Task description => Show all lines holding "this".

Supplied records =>
======

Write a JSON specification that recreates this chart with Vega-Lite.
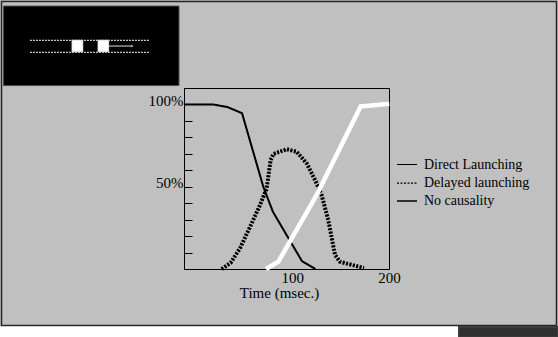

======

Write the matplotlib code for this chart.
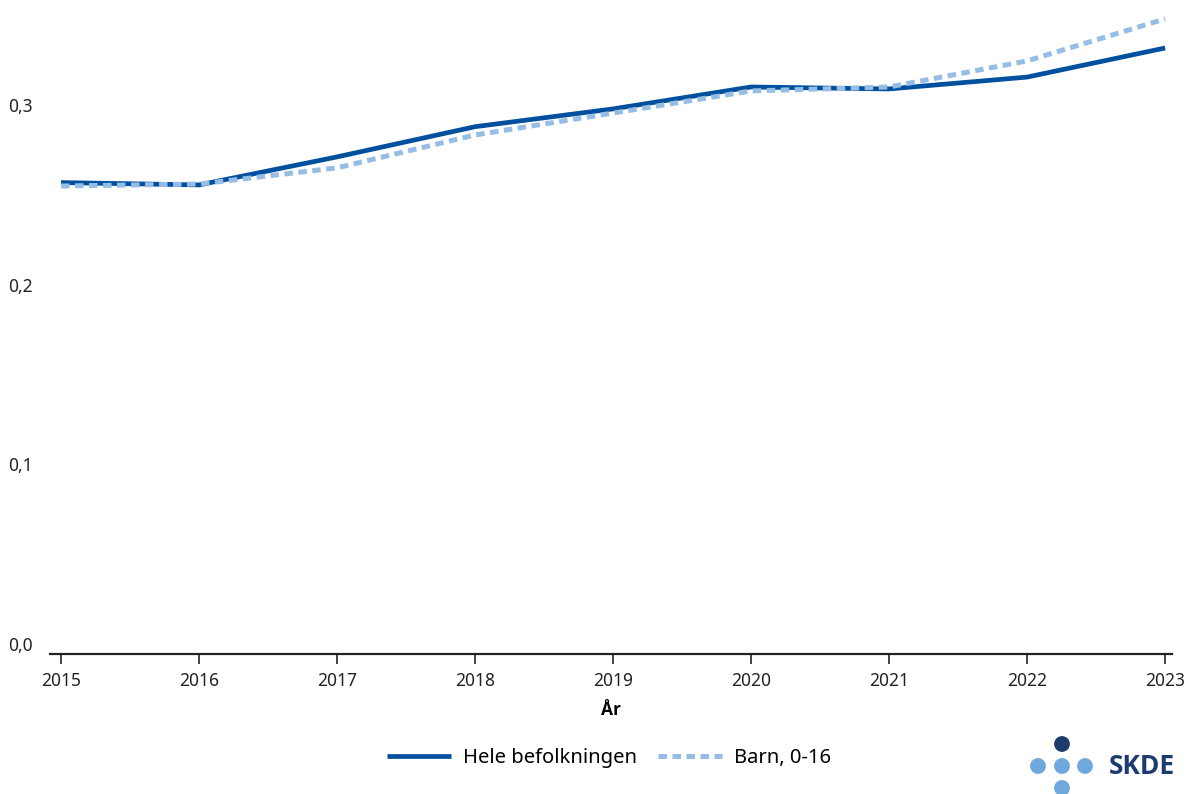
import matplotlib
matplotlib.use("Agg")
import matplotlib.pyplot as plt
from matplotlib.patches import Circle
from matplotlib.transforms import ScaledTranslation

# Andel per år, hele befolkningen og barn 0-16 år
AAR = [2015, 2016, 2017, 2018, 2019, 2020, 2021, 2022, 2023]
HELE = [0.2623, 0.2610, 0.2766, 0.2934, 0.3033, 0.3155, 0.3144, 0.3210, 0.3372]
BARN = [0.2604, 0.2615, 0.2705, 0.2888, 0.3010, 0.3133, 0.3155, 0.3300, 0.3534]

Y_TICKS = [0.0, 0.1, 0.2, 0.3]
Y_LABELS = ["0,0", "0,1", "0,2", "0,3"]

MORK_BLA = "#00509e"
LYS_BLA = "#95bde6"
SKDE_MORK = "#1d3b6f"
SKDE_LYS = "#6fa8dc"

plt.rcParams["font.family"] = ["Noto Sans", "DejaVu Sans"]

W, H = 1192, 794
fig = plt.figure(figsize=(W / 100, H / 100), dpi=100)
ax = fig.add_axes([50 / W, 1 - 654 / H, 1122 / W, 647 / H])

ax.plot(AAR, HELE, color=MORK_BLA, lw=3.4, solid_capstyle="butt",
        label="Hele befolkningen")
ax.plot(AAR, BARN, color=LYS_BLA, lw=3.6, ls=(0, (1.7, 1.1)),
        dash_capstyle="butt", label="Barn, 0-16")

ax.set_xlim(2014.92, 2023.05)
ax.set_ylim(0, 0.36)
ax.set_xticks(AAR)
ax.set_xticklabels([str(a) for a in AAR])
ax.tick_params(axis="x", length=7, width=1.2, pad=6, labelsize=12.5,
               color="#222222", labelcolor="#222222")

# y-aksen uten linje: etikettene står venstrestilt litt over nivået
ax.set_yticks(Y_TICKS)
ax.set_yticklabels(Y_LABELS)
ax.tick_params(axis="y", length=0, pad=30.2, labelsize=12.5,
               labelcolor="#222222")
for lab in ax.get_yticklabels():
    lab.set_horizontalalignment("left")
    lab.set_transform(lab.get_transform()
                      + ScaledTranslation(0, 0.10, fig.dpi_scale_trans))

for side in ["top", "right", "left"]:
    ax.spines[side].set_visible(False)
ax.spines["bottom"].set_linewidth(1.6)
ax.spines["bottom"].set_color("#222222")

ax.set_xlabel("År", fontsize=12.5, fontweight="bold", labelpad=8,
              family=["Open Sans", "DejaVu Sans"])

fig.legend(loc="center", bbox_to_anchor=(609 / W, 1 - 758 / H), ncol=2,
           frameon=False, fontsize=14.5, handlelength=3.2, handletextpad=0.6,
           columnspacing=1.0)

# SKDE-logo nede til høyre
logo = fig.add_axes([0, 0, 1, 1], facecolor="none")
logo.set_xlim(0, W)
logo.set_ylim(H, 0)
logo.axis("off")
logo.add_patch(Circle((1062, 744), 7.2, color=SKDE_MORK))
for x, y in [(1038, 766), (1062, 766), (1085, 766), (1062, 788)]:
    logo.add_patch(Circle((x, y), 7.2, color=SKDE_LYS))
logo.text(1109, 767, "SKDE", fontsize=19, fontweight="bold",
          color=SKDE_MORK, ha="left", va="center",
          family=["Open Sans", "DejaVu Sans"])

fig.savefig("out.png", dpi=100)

======

Completed exercise =>
Write a JSON specification that recreates this chart with Vega-Lite.
Write the matplotlib code for this chart.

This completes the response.